(Dataset records)
________________________

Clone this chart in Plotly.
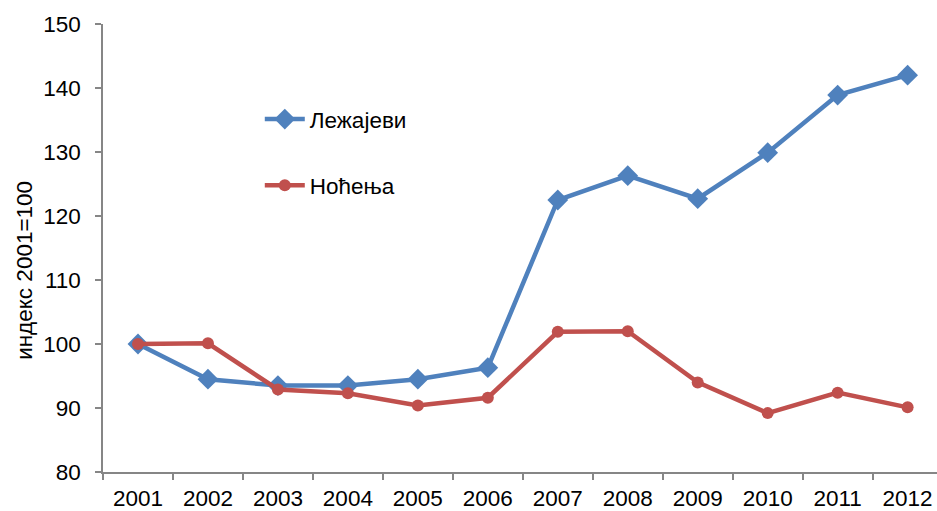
import plotly.graph_objects as go

years = ["2001", "2002", "2003", "2004", "2005", "2006",
         "2007", "2008", "2009", "2010", "2011", "2012"]
lezajevi = [100.0, 94.5, 93.5, 93.5, 94.5, 96.3,
            122.5, 126.3, 122.7, 129.9, 138.9, 142.0]
nocenja = [100.0, 100.1, 92.9, 92.3, 90.4, 91.6,
           101.9, 102.0, 94.0, 89.2, 92.4, 90.1]

blue = "#4F81BD"
red = "#C0504D"
axis_gray = "#868686"
font_family = "Liberation Sans, Arial, sans-serif"
fs = 22.5

fig = go.Figure()
fig.add_trace(go.Scatter(
    x=years, y=lezajevi, name="Лежајеви", mode="lines+markers",
    line=dict(color=blue, width=4.5),
    marker=dict(symbol="diamond", size=16, color=blue),
    legendgroup="a",
))
fig.add_trace(go.Scatter(
    x=years, y=nocenja, name="Ноћења", mode="lines+markers",
    line=dict(color=red, width=4.5),
    marker=dict(symbol="circle", size=12, color=red),
    legendgroup="b",
))

# y-axis title placed as a rotated annotation
fig.add_annotation(
    text="индекс 2001=100", textangle=-90,
    xref="paper", yref="paper", x=-0.0935, y=0.449,
    xanchor="center", yanchor="middle", showarrow=False,
    font=dict(size=fs, family=font_family, color="#000000"),
)

fig.update_layout(
    width=937, height=511,
    margin=dict(l=103, r=0, t=24, b=39),
    paper_bgcolor="white", plot_bgcolor="white",
    font=dict(family=font_family, size=fs, color="#000000"),
    showlegend=True,
    legend=dict(
        x=0.188, y=0.835, xanchor="left", yanchor="top",
        bgcolor="rgba(0,0,0,0)", tracegroupgap=34,
        font=dict(size=fs), itemwidth=40,
    ),
    xaxis=dict(
        type="category", range=[-0.5, 11.42], automargin=False,
        showline=True, linecolor=axis_gray, linewidth=1.5,
        ticks="outside", tickson="boundaries", ticklen=6,
        tickcolor=axis_gray, tickwidth=1.5,
        showgrid=False, zeroline=False,
        ticklabelstandoff=5,
        tickfont=dict(size=fs),
    ),
    yaxis=dict(
        range=[80, 150], dtick=10, automargin=False,
        showline=True, linecolor=axis_gray, linewidth=1.5,
        ticks="outside", ticklen=6, tickcolor=axis_gray, tickwidth=1.5,
        showgrid=False, zeroline=False,
        ticklabelstandoff=10,
        tickfont=dict(size=fs),
    ),
)

fig.write_html("out.html")
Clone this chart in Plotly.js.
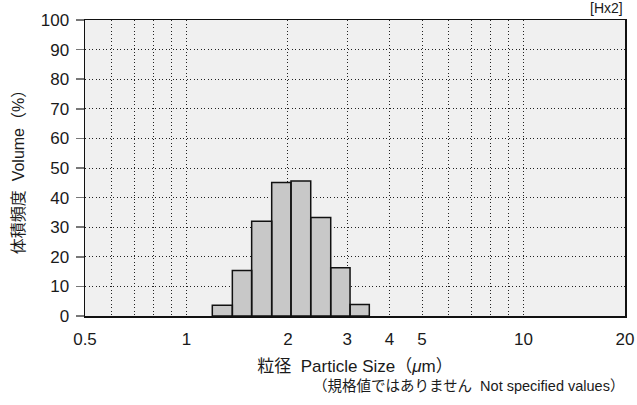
<!DOCTYPE html>
<html>
<head>
<meta charset="utf-8">
<script src="https://cdn.plot.ly/plotly-3.0.1.min.js"></script>
<style>html,body{margin:0;padding:0;background:#fff;}#chart{width:637px;height:405px;}</style>
</head>
<body>
<div id="chart"></div>
<script>
// Bin edges (µm) and volume frequency (%) per bin
const binEdges = [1.193, 1.368, 1.561, 1.790, 2.042, 2.337, 2.679, 3.057, 3.487];
const volumeFreq = [3.6, 15.4, 32.0, 45.1, 45.6, 33.3, 16.3, 3.9];
const xTickVals = [0.5, 0.6, 0.7, 0.8, 0.9, 1, 2, 3, 4, 5, 6, 7, 8, 9, 10, 20];
const xTickText = ['0.5', '', '', '', '', '1', '2', '3', '4', '5', '', '', '', '', '10', '20'];
const yTickVals = [0, 10, 20, 30, 40, 50, 60, 70, 80, 90, 100];

const latin = '"Liberation Sans", Arial, "Noto Sans CJK JP", sans-serif';

// build closed outlines for each bar
const bx = [], by = [];
for (let i = 0; i < volumeFreq.length; i++) {
  const a = binEdges[i], b = binEdges[i + 1], h = volumeFreq[i];
  bx.push(a, a, b, b, a, null);
  by.push(0, h, h, 0, 0, null);
}

const traces = [{
  type: 'scatter', mode: 'lines', x: bx, y: by,
  fill: 'toself', fillcolor: '#c8c8c8',
  line: {color: '#111', width: 1.5},
  connectgaps: false, hoverinfo: 'skip', showlegend: false
}];

const layout = {
  width: 637, height: 405,
  margin: {l: 85, r: 12, t: 20, b: 89},
  paper_bgcolor: '#ffffff', plot_bgcolor: '#f0f0f0',
  font: {family: latin, color: '#1a1a1a', size: 16},
  showlegend: false,
  xaxis: {
    type: 'log',
    range: [Math.log10(0.5), Math.log10(20)],
    tickvals: xTickVals, ticktext: xTickText,
    ticks: '', showgrid: true, gridcolor: '#222', griddash: '1px,2.5px', gridwidth: 1,
    showline: true, linecolor: '#111', linewidth: 1.5, mirror: true,
    zeroline: false,
    tickfont: {size: 17, family: latin},
    ticklabelstandoff: 7,
    title: {text: '粒径  Particle Size（<i>μ</i>m）', font: {size: 17, family: latin}, standoff: 12}
  },
  yaxis: {
    range: [0, 100], tickvals: yTickVals,
    ticks: 'outside', ticklen: 8, tickcolor: '#777', tickwidth: 1.5,
    showgrid: true, gridcolor: '#222', griddash: '1px,2.5px', gridwidth: 1,
    showline: true, linecolor: '#111', linewidth: 1.5, mirror: true,
    zeroline: false,
    tickfont: {size: 17, family: latin},
    ticklabelstandoff: 3,
    title: {text: '体積頻度  Volume（%）', font: {size: 16, family: latin}, standoff: 12}
  },
  annotations: [
    {text: '[Hx2]', xref: 'paper', yref: 'paper', x: 1, y: 1, xanchor: 'right', yanchor: 'bottom',
     yshift: 2, showarrow: false, font: {size: 14, family: latin, color: '#1a1a1a'}},
    {text: '（規格値ではありません  Not specified values）', xref: 'paper', yref: 'paper', x: 1, y: 0,
     xanchor: 'right', yanchor: 'middle', yshift: -70, xshift: 1, showarrow: false,
     font: {size: 14.5, family: latin, color: '#1a1a1a'}}
  ]
};

Plotly.newPlot('chart', traces, layout, {staticPlot: true, displayModeBar: false});
</script>
</body>
</html>
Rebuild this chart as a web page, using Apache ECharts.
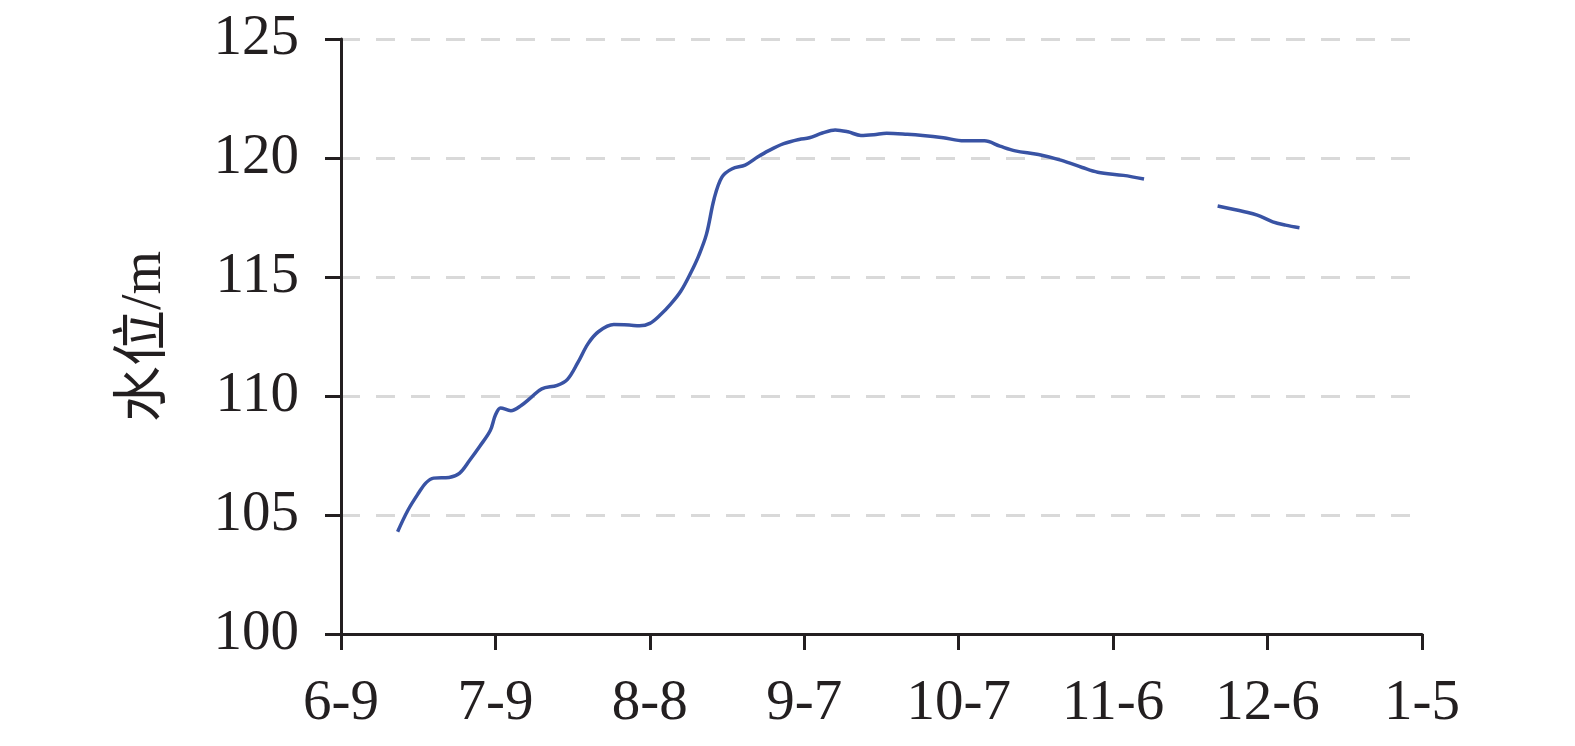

________________________

> **TASK DIRECTIONS**:
Pictures stay out; reproduce every line of the records exactly.

> **SOLUTION TO THE PROBLEM**:
Clone this chart in Plotly.
import plotly.graph_objects as go

years = ["2001", "2002", "2003", "2004", "2005", "2006",
         "2007", "2008", "2009", "2010", "2011", "2012"]
lezajevi = [100.0, 94.5, 93.5, 93.5, 94.5, 96.3,
            122.5, 126.3, 122.7, 129.9, 138.9, 142.0]
nocenja = [100.0, 100.1, 92.9, 92.3, 90.4, 91.6,
           101.9, 102.0, 94.0, 89.2, 92.4, 90.1]

blue = "#4F81BD"
red = "#C0504D"
axis_gray = "#868686"
font_family = "Liberation Sans, Arial, sans-serif"
fs = 22.5

fig = go.Figure()
fig.add_trace(go.Scatter(
    x=years, y=lezajevi, name="Лежајеви", mode="lines+markers",
    line=dict(color=blue, width=4.5),
    marker=dict(symbol="diamond", size=16, color=blue),
    legendgroup="a",
))
fig.add_trace(go.Scatter(
    x=years, y=nocenja, name="Ноћења", mode="lines+markers",
    line=dict(color=red, width=4.5),
    marker=dict(symbol="circle", size=12, color=red),
    legendgroup="b",
))

# y-axis title placed as a rotated annotation
fig.add_annotation(
    text="индекс 2001=100", textangle=-90,
    xref="paper", yref="paper", x=-0.0935, y=0.449,
    xanchor="center", yanchor="middle", showarrow=False,
    font=dict(size=fs, family=font_family, color="#000000"),
)

fig.update_layout(
    width=937, height=511,
    margin=dict(l=103, r=0, t=24, b=39),
    paper_bgcolor="white", plot_bgcolor="white",
    font=dict(family=font_family, size=fs, color="#000000"),
    showlegend=True,
    legend=dict(
        x=0.188, y=0.835, xanchor="left", yanchor="top",
        bgcolor="rgba(0,0,0,0)", tracegroupgap=34,
        font=dict(size=fs), itemwidth=40,
    ),
    xaxis=dict(
        type="category", range=[-0.5, 11.42], automargin=False,
        showline=True, linecolor=axis_gray, linewidth=1.5,
        ticks="outside", tickson="boundaries", ticklen=6,
        tickcolor=axis_gray, tickwidth=1.5,
        showgrid=False, zeroline=False,
        ticklabelstandoff=5,
        tickfont=dict(size=fs),
    ),
    yaxis=dict(
        range=[80, 150], dtick=10, automargin=False,
        showline=True, linecolor=axis_gray, linewidth=1.5,
        ticks="outside", ticklen=6, tickcolor=axis_gray, tickwidth=1.5,
        showgrid=False, zeroline=False,
        ticklabelstandoff=10,
        tickfont=dict(size=fs),
    ),
)

fig.write_html("out.html")
Clone this chart in Plotly.js.
<!DOCTYPE html>
<html>
<head>
<meta charset="utf-8">
<script src="https://cdn.plot.ly/plotly-3.0.1.min.js"></script>
<style>html,body{margin:0;padding:0;background:#fff;}#chart{width:637px;height:405px;}</style>
</head>
<body>
<div id="chart"></div>
<script>
// Bin edges (µm) and volume frequency (%) per bin
const binEdges = [1.193, 1.368, 1.561, 1.790, 2.042, 2.337, 2.679, 3.057, 3.487];
const volumeFreq = [3.6, 15.4, 32.0, 45.1, 45.6, 33.3, 16.3, 3.9];
const xTickVals = [0.5, 0.6, 0.7, 0.8, 0.9, 1, 2, 3, 4, 5, 6, 7, 8, 9, 10, 20];
const xTickText = ['0.5', '', '', '', '', '1', '2', '3', '4', '5', '', '', '', '', '10', '20'];
const yTickVals = [0, 10, 20, 30, 40, 50, 60, 70, 80, 90, 100];

const latin = '"Liberation Sans", Arial, "Noto Sans CJK JP", sans-serif';

// build closed outlines for each bar
const bx = [], by = [];
for (let i = 0; i < volumeFreq.length; i++) {
  const a = binEdges[i], b = binEdges[i + 1], h = volumeFreq[i];
  bx.push(a, a, b, b, a, null);
  by.push(0, h, h, 0, 0, null);
}

const traces = [{
  type: 'scatter', mode: 'lines', x: bx, y: by,
  fill: 'toself', fillcolor: '#c8c8c8',
  line: {color: '#111', width: 1.5},
  connectgaps: false, hoverinfo: 'skip', showlegend: false
}];

const layout = {
  width: 637, height: 405,
  margin: {l: 85, r: 12, t: 20, b: 89},
  paper_bgcolor: '#ffffff', plot_bgcolor: '#f0f0f0',
  font: {family: latin, color: '#1a1a1a', size: 16},
  showlegend: false,
  xaxis: {
    type: 'log',
    range: [Math.log10(0.5), Math.log10(20)],
    tickvals: xTickVals, ticktext: xTickText,
    ticks: '', showgrid: true, gridcolor: '#222', griddash: '1px,2.5px', gridwidth: 1,
    showline: true, linecolor: '#111', linewidth: 1.5, mirror: true,
    zeroline: false,
    tickfont: {size: 17, family: latin},
    ticklabelstandoff: 7,
    title: {text: '粒径  Particle Size（<i>μ</i>m）', font: {size: 17, family: latin}, standoff: 12}
  },
  yaxis: {
    range: [0, 100], tickvals: yTickVals,
    ticks: 'outside', ticklen: 8, tickcolor: '#777', tickwidth: 1.5,
    showgrid: true, gridcolor: '#222', griddash: '1px,2.5px', gridwidth: 1,
    showline: true, linecolor: '#111', linewidth: 1.5, mirror: true,
    zeroline: false,
    tickfont: {size: 17, family: latin},
    ticklabelstandoff: 3,
    title: {text: '体積頻度  Volume（%）', font: {size: 16, family: latin}, standoff: 12}
  },
  annotations: [
    {text: '[Hx2]', xref: 'paper', yref: 'paper', x: 1, y: 1, xanchor: 'right', yanchor: 'bottom',
     yshift: 2, showarrow: false, font: {size: 14, family: latin, color: '#1a1a1a'}},
    {text: '（規格値ではありません  Not specified values）', xref: 'paper', yref: 'paper', x: 1, y: 0,
     xanchor: 'right', yanchor: 'middle', yshift: -70, xshift: 1, showarrow: false,
     font: {size: 14.5, family: latin, color: '#1a1a1a'}}
  ]
};

Plotly.newPlot('chart', traces, layout, {staticPlot: true, displayModeBar: false});
</script>
</body>
</html>
Rebuild this chart as a web page, using Apache ECharts.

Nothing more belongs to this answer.